The latest energy flow charts from the Lawrence Livermore National Laboratory (LLNL) show the United States is increasingly using solar and wind power. The charts also show energy consumption in the residential and commercial markets is falling, but overall consumption rose about one-half percent, a creeping trend in recent years.
In 2017, solar and wind power accounted for a small percentage (2.1 percent and 6.3 percent, respectively) of the total electricity generation. However, solar grew by 32 percent and wind grew by 11 percent. Hydroelectric generation also saw a 12 percent increase. Every other source of electricity declined or stayed the same.

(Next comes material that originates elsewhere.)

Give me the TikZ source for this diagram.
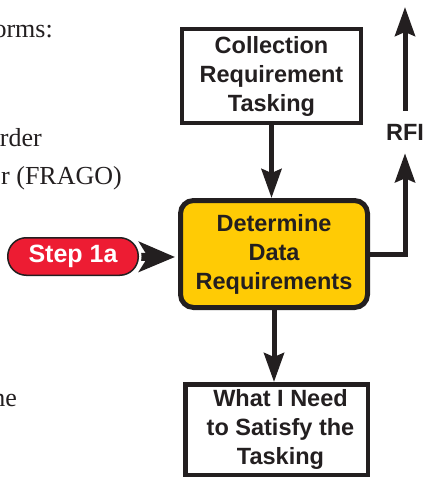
\documentclass[tikz,border=0pt]{standalone}
\usepackage{fontspec}
\setmainfont{Liberation Serif}
\newfontfamily\labelfont{Liberation Sans}
\usetikzlibrary{arrows.meta}
\definecolor{ink}{HTML}{231F20}
\definecolor{taskyellow}{HTML}{FFCB05}
\definecolor{stepred}{HTML}{ED1C33}
\pgfdeclarelayer{back}
\pgfsetlayers{back,main}

\begin{document}
\begin{tikzpicture}[x=1pt,y=-1pt,
  boxtext/.style={font=\labelfont\bfseries\fontsize{23.5pt}{29pt}\selectfont,
    text=ink, align=center},
  plainbox/.style={draw=ink, fill=white, line width=4.5pt, inner sep=0pt},
  arrowline/.style={draw=ink, line width=5pt,
    -{Stealth[length=29pt,width=20pt,inset=4pt]}},
  textfrag/.style={font=\fontsize{26pt}{32pt}\selectfont, text=ink,
    inner sep=0pt, anchor=base east}
]
\useasboundingbox (0,0) rectangle (427,478);

% running text beside the flow chart
\node[textfrag] (l1) at (53,38) {orms:};
\node[textfrag] (l2) at (42,147) {rder};
\node[textfrag] (l3) at (122,185) {r (FRAGO)};
\node[textfrag] (l4) at (17,406) {ne};

% flow chart boxes
\node[plainbox, minimum width=179pt, minimum height=94pt, boxtext]
  (task) at (271.5,76) {Collection\\Requirement\\Tasking};
\node[draw=ink, fill=taskyellow, line width=5pt, rounded corners=13pt,
  minimum width=187pt, minimum height=107pt, inner sep=0pt, boxtext]
  (det) at (274,254) {Determine\\Data\\Requirements};
\node[plainbox, minimum width=182.5pt, minimum height=90.5pt]
  (need) at (276.5,429.5) {};
\node[boxtext] (needtxt) at ([xshift=4pt]need.center)
  {What I Need\\to Satisfy the\\Tasking};

% request for information branch
\node[boxtext, inner xsep=0pt, inner ysep=13pt] (rfi) at (405,132) {RFI};
\coordinate (rfitop) at (405,7);

\draw[arrowline] (task.south) -- (task.south |- det.north);
\draw[arrowline] (det.south) -- (det.south |- need.north);
\draw[arrowline] (det.east) -| (rfi.south);
\draw[arrowline] (rfi.north) -- (rfitop);

% step marker
\node[draw=ink, fill=stepred, line width=1.5pt, rounded corners=18.5pt,
  minimum width=130.5pt, minimum height=37.5pt, inner sep=0pt, text=white,
  font=\labelfont\bfseries\fontsize{25pt}{30pt}\selectfont]
  (step) at (73,256.5) {Step 1a};
\coordinate (steptip) at (175,257);
\begin{pgfonlayer}{back}
  \draw[ink, line width=8pt, -{Stealth[length=36pt,width=30pt,inset=9pt]}]
    (step.center) -- (steptip);
  \draw[white, line width=5pt, rounded corners=19.5pt]
    (step.north west) rectangle (step.south east);
\end{pgfonlayer}
\end{tikzpicture}
\end{document}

“These rates of growth are due to continued low prices for [solar] panels, economies of scale in installations and favorable policies for renewable energy,” said A.J. Simon, associate program leader for the LLNL’s water security and technologies, in a press release.
Recent policies enacted by the Trump administration could alter the trend, however. For instance, in January, the administration placed a tariff of 30 percent on imported solar panels, and at the end of May, the administration released a memo that revealed intentions to bail out coal and nuclear plants under the justification of national security, because such plants, the administration argues, have fuel stores that are susceptible to attack.

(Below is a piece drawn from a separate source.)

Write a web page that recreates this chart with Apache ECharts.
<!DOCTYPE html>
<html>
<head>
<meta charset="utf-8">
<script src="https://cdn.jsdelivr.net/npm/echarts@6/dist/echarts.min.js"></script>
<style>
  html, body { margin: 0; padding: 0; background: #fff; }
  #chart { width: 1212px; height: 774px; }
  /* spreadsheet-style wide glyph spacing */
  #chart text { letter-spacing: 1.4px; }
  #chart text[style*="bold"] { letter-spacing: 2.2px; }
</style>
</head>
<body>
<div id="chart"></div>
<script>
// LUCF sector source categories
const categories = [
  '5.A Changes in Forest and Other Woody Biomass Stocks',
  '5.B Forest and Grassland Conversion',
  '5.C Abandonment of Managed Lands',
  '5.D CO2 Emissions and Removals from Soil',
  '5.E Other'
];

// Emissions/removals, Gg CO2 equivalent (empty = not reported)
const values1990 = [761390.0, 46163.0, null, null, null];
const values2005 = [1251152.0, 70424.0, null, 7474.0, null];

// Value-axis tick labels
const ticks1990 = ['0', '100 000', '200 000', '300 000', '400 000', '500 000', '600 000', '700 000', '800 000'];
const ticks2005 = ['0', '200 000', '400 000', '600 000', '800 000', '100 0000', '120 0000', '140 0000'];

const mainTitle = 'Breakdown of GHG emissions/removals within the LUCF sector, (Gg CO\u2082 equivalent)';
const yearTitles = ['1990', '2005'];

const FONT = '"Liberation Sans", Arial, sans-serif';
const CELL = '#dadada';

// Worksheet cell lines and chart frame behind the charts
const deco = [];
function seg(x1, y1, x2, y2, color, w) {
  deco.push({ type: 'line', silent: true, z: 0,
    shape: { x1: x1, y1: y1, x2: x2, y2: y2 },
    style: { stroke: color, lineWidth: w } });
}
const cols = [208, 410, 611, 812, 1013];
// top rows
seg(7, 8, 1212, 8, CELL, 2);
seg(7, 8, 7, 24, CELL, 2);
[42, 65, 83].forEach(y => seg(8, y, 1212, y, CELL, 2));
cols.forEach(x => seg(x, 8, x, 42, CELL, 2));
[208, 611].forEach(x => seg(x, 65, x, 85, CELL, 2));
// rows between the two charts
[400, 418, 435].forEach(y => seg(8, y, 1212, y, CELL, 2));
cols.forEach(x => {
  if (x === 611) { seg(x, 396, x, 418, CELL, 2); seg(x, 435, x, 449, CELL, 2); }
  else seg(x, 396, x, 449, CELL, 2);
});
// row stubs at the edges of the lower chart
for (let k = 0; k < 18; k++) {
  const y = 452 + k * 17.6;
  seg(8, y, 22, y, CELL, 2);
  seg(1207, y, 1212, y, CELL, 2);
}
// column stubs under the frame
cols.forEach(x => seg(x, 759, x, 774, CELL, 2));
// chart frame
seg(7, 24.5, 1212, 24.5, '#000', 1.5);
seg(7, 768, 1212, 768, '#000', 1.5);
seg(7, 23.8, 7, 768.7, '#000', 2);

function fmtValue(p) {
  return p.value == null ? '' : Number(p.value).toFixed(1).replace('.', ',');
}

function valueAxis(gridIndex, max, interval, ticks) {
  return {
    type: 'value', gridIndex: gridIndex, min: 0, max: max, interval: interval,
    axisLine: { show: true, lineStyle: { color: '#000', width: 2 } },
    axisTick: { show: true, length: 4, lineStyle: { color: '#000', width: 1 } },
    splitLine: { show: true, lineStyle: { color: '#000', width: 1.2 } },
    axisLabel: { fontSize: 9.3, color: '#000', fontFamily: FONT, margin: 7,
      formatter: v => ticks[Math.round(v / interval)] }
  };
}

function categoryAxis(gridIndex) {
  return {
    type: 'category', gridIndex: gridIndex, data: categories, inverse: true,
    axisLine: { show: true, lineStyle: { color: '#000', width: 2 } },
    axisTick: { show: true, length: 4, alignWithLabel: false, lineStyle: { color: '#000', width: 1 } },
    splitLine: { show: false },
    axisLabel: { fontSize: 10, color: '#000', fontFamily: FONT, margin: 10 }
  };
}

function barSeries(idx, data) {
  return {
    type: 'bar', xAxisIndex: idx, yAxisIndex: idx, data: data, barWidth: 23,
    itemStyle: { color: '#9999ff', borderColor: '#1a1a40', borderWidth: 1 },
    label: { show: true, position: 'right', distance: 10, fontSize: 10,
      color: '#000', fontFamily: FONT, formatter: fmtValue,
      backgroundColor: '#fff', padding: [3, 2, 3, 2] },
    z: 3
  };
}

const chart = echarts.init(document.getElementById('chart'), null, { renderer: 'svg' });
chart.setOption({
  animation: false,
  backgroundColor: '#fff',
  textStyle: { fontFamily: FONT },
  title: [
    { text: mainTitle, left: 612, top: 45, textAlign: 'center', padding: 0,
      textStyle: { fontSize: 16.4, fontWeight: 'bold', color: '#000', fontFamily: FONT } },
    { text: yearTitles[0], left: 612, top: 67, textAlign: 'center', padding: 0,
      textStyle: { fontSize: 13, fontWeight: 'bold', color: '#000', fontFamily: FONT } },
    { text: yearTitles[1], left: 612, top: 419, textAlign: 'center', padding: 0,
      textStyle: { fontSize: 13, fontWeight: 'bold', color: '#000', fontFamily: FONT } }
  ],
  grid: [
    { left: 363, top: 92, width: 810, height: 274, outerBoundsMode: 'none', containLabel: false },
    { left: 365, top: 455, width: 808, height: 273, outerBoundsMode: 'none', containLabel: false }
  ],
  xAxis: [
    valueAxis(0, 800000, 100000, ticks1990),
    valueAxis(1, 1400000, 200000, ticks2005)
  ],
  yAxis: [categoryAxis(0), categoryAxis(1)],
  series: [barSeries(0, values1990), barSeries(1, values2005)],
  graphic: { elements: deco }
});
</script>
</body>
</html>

Despite these policies, experts are still optimistic about the growth of renewable energies. GTM Research amended its predictions down for 2018–2022 by 13 percent, but the research firm still anticipates the solar industry to double in the next five years.
"States with favorable solar policies can continue to grow their workforces," said Ed Gilliland, senior director of the Solar Foundation. "Strong public policies that encourage solar energy growth can help mitigate the impact of the tariffs."

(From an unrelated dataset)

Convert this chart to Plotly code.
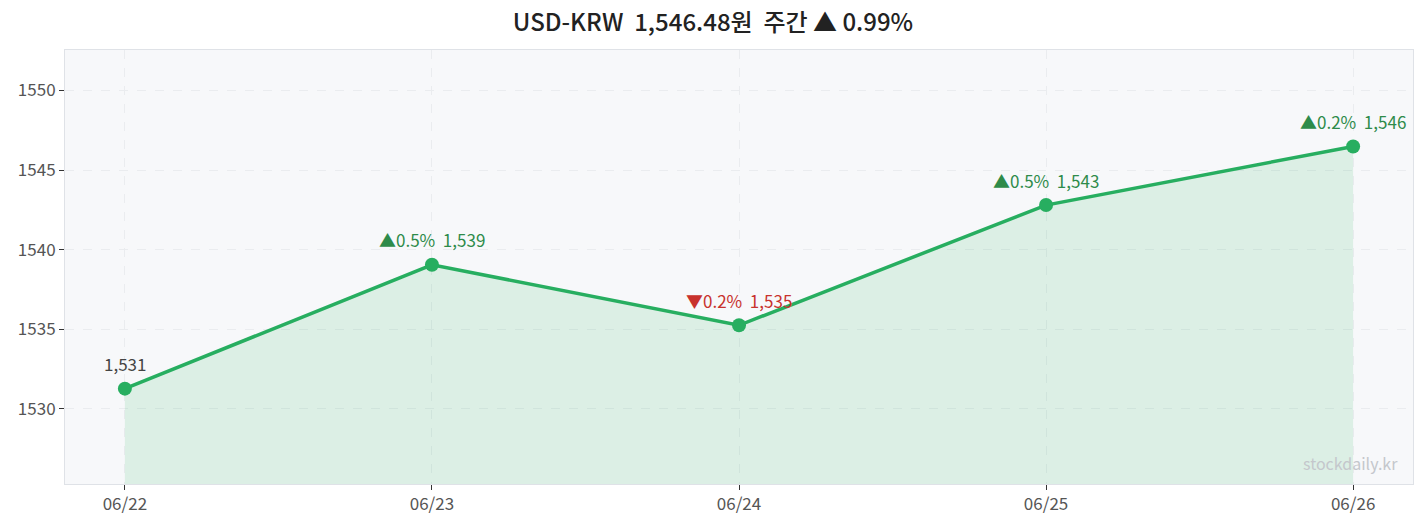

For instance, California seems to be going all in on solar power. In May, it announced plans to require all new low-rise residential buildings after January 2020 to include rooftop solar panels.
In 2017, electricity generation from natural gas and coal declined, as it has since 2007. According to the LLNL, coal generation is in decline because of its environmental harms and high cost to operate. The LLNL also stated the United States added more natural gas capacity in 2017 but used less of it because of declining demand and a growing supply from renewables.
The LLNL attributes the lower demand to a relatively mild summer. However, the data show a continuing decline in electricity consumption in recent years due to energy-efficiency initiatives.
Of note is the huge amount of "rejected energy" calculated at 66.4 percent of all electricity generation. The LLNL defines rejected energy as that which is lost through waste heat. This data point suggests there is still much progress to be made in energy efficiency from the generating plant to the facility or home.